What is expected - Begin with the line containing "Output the component" and end with the line containing "type Kind = 'triangle'". Give those lines again exactly, leaving out the images.

:: Data provided ::

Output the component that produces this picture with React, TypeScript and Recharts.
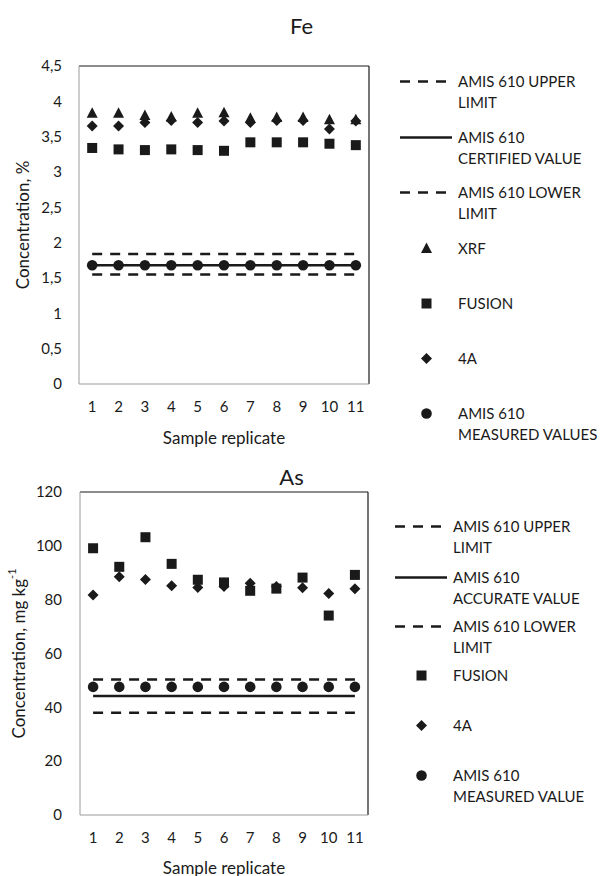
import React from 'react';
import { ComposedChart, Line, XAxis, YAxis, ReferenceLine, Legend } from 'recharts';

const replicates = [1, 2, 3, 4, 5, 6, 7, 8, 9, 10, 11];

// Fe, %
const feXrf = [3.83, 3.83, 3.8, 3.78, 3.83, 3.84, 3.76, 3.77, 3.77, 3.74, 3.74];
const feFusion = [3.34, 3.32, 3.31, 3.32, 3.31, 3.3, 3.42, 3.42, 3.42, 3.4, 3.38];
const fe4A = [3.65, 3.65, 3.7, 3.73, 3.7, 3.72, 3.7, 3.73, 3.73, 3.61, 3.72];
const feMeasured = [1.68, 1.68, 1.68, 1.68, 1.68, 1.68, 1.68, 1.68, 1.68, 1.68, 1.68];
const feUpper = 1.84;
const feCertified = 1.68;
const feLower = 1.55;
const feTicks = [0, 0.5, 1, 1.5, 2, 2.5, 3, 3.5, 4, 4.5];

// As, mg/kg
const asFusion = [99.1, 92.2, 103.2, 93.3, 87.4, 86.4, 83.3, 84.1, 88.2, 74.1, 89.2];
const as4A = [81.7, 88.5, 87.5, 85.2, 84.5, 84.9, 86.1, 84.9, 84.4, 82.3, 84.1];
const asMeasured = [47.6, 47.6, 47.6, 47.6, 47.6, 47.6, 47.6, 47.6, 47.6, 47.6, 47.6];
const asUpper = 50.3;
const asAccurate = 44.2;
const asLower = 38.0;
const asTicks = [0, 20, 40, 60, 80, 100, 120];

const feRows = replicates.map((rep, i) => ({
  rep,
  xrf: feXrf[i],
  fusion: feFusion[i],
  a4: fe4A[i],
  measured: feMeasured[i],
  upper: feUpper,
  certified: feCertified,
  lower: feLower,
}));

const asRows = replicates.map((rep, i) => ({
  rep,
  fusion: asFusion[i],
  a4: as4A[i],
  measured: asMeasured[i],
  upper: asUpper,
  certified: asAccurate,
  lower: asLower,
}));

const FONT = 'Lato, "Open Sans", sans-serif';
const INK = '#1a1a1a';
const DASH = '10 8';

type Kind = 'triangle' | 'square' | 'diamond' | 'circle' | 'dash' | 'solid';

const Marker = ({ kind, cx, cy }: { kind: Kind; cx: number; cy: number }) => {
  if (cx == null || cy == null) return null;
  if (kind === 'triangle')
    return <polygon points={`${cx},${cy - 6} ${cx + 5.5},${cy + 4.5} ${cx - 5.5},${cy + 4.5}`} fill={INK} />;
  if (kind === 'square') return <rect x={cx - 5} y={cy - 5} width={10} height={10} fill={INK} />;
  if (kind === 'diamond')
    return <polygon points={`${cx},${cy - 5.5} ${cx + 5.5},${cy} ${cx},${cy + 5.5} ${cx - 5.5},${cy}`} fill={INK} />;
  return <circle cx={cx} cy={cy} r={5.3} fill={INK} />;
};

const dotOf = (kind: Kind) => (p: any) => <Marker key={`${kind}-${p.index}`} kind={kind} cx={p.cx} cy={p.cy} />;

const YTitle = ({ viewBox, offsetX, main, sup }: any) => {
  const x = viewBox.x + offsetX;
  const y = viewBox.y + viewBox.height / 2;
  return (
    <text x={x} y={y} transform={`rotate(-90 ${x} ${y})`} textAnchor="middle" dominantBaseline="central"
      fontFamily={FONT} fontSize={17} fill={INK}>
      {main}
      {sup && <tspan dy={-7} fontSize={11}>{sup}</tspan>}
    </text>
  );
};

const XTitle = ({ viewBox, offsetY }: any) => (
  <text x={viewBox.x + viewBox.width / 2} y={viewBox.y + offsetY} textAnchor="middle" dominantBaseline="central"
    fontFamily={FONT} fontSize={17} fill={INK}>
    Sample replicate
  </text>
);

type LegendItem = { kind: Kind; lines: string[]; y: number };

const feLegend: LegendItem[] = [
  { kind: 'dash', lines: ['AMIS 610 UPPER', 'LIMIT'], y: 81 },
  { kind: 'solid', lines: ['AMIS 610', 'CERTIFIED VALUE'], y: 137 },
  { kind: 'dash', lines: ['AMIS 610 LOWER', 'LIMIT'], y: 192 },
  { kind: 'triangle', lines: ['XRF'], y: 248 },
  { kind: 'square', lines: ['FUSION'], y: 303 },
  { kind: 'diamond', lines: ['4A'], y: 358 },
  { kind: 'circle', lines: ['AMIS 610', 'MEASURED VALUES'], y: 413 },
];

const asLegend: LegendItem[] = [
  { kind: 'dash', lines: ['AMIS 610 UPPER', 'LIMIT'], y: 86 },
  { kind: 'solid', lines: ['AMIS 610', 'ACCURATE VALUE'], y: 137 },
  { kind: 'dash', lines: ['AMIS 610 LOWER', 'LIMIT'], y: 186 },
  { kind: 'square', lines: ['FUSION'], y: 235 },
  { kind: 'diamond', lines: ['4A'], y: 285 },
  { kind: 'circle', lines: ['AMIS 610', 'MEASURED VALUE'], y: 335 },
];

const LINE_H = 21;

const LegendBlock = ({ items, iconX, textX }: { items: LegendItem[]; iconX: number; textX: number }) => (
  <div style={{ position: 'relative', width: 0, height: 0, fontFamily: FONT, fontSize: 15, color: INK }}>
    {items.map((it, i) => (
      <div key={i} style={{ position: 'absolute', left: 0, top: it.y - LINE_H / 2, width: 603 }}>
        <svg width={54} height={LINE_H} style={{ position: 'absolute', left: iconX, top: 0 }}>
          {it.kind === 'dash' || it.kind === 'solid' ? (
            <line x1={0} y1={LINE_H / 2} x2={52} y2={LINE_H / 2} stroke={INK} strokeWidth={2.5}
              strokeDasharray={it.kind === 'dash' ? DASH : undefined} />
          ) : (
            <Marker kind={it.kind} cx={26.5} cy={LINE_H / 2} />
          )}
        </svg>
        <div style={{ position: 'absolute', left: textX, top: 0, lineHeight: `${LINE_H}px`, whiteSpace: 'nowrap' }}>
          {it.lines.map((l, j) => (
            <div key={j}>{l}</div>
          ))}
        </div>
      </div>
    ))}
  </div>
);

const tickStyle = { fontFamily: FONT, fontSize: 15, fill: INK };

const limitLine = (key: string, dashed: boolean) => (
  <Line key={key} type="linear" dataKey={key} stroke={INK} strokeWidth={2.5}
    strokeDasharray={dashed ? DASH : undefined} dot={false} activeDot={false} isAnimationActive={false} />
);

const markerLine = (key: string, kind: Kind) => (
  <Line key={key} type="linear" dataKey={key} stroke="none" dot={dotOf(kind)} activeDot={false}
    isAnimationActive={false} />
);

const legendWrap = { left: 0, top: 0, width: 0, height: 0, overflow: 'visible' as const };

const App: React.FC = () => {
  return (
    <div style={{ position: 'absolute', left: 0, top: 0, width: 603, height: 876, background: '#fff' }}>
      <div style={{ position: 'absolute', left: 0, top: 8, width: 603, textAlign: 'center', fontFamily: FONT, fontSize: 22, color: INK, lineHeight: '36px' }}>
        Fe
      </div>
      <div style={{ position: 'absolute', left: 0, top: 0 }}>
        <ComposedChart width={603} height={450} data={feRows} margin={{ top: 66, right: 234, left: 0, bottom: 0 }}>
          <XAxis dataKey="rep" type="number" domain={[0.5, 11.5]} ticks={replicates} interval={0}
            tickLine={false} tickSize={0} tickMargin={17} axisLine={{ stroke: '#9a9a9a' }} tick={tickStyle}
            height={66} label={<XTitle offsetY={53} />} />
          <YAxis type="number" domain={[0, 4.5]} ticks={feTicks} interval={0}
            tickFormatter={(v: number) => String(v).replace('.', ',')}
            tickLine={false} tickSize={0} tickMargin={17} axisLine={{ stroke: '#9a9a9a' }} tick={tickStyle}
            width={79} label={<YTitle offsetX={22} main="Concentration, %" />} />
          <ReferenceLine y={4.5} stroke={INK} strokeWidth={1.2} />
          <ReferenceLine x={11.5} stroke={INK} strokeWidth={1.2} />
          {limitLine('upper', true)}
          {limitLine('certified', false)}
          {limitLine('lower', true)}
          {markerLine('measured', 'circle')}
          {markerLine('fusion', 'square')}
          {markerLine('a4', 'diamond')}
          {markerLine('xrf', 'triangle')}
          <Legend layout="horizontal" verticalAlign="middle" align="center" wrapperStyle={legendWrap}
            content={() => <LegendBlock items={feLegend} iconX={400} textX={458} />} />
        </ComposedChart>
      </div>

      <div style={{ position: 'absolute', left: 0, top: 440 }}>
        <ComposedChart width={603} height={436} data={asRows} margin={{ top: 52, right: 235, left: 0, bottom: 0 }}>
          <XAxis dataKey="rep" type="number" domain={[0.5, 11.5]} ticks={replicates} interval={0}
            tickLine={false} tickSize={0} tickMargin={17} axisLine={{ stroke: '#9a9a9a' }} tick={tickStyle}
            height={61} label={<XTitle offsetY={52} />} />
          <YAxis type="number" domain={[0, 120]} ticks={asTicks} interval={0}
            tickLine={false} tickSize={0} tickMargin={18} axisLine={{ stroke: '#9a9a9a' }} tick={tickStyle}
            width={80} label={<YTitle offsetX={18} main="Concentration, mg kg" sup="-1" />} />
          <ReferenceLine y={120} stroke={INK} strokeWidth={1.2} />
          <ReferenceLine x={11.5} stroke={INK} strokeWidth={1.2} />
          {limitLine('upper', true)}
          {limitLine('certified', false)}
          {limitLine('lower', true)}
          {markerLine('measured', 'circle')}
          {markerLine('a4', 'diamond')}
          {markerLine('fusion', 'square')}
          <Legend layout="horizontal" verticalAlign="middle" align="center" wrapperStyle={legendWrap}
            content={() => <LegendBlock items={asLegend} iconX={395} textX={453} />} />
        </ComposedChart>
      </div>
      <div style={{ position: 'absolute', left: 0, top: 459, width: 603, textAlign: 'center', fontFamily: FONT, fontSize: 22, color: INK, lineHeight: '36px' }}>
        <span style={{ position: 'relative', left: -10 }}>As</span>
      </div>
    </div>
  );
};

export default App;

:::
:: Data provided ::

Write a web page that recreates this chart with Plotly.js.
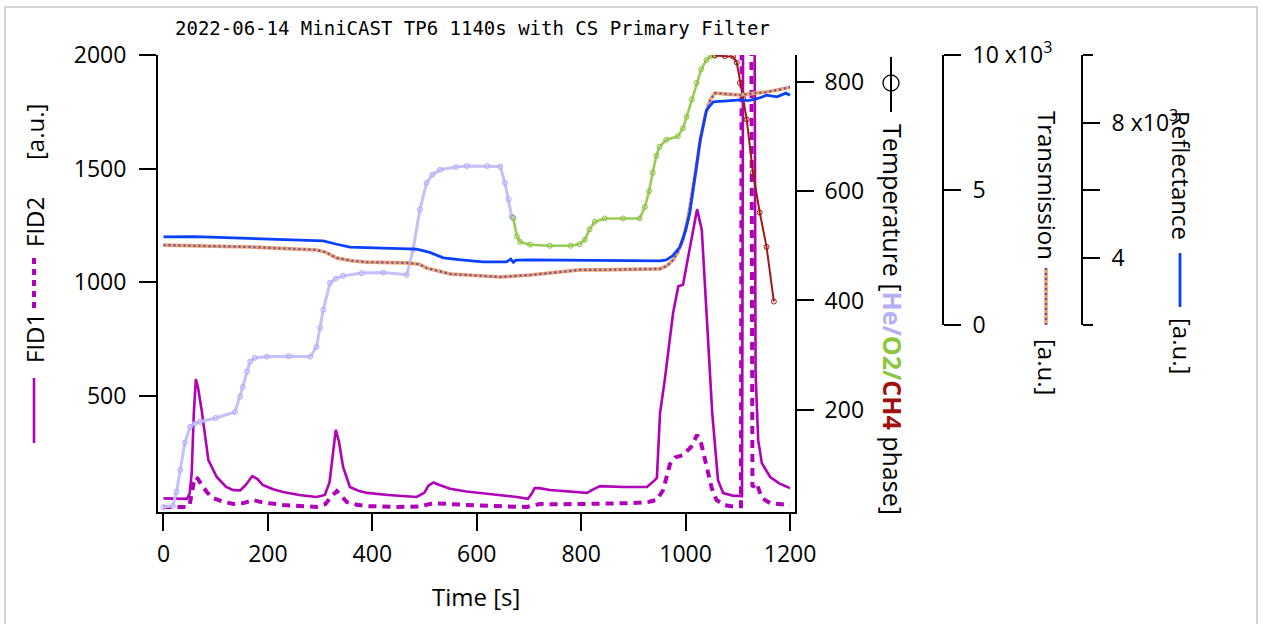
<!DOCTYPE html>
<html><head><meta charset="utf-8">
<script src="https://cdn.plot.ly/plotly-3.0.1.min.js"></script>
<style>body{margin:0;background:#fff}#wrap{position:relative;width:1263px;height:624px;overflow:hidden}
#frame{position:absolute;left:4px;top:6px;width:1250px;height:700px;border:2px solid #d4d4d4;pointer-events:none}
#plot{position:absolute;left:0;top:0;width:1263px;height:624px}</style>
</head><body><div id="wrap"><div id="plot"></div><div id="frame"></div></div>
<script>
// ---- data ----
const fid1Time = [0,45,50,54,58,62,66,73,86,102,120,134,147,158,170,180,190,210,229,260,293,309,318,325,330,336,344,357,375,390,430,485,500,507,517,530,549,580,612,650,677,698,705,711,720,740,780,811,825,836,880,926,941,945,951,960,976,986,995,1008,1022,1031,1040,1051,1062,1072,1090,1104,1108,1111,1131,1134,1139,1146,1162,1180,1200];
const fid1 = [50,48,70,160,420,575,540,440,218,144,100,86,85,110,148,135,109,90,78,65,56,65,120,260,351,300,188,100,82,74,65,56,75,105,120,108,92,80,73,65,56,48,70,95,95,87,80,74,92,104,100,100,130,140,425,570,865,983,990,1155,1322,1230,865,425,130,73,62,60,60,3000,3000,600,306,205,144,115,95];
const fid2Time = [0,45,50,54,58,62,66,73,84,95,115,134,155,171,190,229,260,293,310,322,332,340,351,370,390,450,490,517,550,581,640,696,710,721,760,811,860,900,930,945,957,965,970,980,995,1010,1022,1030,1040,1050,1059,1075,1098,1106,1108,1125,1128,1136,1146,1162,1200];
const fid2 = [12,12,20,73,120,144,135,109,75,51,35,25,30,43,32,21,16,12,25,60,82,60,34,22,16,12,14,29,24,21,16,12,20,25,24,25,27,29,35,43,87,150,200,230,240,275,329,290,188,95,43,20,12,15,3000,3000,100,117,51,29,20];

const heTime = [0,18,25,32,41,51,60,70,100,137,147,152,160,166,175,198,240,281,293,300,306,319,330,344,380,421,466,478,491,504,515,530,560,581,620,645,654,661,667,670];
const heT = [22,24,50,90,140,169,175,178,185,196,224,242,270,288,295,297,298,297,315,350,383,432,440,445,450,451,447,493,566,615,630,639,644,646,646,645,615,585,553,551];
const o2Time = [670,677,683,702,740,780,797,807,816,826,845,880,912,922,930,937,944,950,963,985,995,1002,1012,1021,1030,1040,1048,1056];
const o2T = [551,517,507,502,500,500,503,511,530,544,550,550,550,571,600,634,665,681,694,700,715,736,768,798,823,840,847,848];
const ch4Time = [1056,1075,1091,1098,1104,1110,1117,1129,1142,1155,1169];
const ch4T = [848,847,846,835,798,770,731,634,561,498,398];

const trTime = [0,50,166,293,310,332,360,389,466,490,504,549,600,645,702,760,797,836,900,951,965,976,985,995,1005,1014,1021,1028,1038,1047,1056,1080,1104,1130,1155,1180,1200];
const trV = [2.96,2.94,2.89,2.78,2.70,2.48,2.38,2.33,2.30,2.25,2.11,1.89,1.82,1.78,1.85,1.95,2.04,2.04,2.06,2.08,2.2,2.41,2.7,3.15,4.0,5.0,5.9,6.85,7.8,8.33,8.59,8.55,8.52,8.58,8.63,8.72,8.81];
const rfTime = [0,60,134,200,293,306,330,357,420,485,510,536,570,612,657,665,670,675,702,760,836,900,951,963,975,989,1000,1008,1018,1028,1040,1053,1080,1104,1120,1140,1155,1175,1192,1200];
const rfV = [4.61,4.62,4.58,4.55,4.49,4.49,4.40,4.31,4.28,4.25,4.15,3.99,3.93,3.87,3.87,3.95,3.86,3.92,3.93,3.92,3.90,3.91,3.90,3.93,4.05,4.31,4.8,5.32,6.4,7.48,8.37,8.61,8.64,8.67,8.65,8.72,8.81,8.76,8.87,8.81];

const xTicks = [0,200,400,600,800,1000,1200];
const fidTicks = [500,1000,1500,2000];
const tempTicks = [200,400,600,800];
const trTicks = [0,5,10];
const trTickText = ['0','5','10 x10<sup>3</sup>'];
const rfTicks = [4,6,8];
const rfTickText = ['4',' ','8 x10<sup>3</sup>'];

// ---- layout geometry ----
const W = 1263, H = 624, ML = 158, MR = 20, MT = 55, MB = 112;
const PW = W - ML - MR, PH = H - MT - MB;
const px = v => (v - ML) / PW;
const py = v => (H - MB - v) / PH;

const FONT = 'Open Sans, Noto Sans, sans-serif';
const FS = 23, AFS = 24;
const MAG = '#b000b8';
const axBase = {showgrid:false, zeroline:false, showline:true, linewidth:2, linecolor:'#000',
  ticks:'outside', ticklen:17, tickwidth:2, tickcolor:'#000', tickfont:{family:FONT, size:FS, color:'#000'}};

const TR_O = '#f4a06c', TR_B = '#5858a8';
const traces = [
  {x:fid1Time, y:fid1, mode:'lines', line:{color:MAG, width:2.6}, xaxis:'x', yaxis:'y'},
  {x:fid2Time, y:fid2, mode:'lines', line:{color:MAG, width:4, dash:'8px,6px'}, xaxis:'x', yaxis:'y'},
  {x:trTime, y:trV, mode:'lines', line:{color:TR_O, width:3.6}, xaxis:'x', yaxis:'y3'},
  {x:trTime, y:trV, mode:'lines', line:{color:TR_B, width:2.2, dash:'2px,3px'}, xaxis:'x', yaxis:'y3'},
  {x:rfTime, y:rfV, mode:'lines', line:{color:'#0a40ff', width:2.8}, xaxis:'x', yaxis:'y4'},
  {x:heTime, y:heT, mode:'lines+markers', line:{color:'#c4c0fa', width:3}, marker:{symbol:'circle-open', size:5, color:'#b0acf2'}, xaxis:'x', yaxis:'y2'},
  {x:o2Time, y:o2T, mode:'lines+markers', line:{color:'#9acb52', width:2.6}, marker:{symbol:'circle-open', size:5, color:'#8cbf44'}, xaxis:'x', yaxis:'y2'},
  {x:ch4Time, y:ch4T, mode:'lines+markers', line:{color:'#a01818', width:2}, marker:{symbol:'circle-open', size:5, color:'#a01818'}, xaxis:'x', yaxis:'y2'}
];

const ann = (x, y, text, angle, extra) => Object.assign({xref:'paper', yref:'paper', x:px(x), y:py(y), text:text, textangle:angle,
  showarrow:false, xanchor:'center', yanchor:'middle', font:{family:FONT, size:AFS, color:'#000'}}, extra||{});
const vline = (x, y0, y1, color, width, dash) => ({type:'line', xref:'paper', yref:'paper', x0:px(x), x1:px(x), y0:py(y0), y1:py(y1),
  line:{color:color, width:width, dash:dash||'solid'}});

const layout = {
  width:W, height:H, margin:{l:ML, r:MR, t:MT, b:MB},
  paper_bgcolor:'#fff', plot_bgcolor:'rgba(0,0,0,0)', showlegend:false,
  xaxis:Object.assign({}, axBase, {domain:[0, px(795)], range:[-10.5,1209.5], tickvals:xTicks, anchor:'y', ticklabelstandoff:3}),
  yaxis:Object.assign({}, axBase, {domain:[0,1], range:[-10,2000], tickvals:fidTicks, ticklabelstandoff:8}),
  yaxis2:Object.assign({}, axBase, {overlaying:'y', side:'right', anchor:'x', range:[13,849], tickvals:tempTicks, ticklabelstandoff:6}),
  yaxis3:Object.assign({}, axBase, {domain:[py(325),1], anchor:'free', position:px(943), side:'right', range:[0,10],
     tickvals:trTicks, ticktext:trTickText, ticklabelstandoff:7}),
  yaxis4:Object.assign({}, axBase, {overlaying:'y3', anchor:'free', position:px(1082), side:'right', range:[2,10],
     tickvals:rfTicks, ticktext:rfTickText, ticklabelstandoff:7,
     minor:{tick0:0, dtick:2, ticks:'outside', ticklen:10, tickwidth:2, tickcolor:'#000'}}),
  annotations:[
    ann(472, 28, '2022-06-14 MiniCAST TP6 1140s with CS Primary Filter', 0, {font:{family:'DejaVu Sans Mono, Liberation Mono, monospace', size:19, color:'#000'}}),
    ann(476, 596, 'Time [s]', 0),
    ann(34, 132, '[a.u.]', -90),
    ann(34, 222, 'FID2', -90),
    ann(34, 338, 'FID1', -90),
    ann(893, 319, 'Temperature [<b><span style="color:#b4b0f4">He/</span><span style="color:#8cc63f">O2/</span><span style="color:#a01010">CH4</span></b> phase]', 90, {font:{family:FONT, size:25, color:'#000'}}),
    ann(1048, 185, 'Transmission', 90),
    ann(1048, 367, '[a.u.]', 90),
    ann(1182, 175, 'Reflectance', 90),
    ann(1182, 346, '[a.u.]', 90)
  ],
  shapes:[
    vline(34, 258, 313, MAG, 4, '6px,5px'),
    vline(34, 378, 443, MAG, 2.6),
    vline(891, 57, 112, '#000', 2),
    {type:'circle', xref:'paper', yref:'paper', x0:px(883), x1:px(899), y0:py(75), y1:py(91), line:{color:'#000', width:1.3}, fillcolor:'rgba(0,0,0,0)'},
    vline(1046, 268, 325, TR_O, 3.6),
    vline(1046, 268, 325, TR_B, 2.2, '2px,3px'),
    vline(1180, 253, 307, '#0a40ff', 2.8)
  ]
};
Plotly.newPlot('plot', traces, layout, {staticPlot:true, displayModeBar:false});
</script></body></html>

:::

Correct output -
Output the component that produces this picture with React, TypeScript and Recharts.
import React from 'react';
import { ComposedChart, Line, XAxis, YAxis, ReferenceLine, Legend } from 'recharts';

const replicates = [1, 2, 3, 4, 5, 6, 7, 8, 9, 10, 11];

// Fe, %
const feXrf = [3.83, 3.83, 3.8, 3.78, 3.83, 3.84, 3.76, 3.77, 3.77, 3.74, 3.74];
const feFusion = [3.34, 3.32, 3.31, 3.32, 3.31, 3.3, 3.42, 3.42, 3.42, 3.4, 3.38];
const fe4A = [3.65, 3.65, 3.7, 3.73, 3.7, 3.72, 3.7, 3.73, 3.73, 3.61, 3.72];
const feMeasured = [1.68, 1.68, 1.68, 1.68, 1.68, 1.68, 1.68, 1.68, 1.68, 1.68, 1.68];
const feUpper = 1.84;
const feCertified = 1.68;
const feLower = 1.55;
const feTicks = [0, 0.5, 1, 1.5, 2, 2.5, 3, 3.5, 4, 4.5];

// As, mg/kg
const asFusion = [99.1, 92.2, 103.2, 93.3, 87.4, 86.4, 83.3, 84.1, 88.2, 74.1, 89.2];
const as4A = [81.7, 88.5, 87.5, 85.2, 84.5, 84.9, 86.1, 84.9, 84.4, 82.3, 84.1];
const asMeasured = [47.6, 47.6, 47.6, 47.6, 47.6, 47.6, 47.6, 47.6, 47.6, 47.6, 47.6];
const asUpper = 50.3;
const asAccurate = 44.2;
const asLower = 38.0;
const asTicks = [0, 20, 40, 60, 80, 100, 120];

const feRows = replicates.map((rep, i) => ({
  rep,
  xrf: feXrf[i],
  fusion: feFusion[i],
  a4: fe4A[i],
  measured: feMeasured[i],
  upper: feUpper,
  certified: feCertified,
  lower: feLower,
}));

const asRows = replicates.map((rep, i) => ({
  rep,
  fusion: asFusion[i],
  a4: as4A[i],
  measured: asMeasured[i],
  upper: asUpper,
  certified: asAccurate,
  lower: asLower,
}));

const FONT = 'Lato, "Open Sans", sans-serif';
const INK = '#1a1a1a';
const DASH = '10 8';

type Kind = 'triangle' | 'square' | 'diamond' | 'circle' | 'dash' | 'solid';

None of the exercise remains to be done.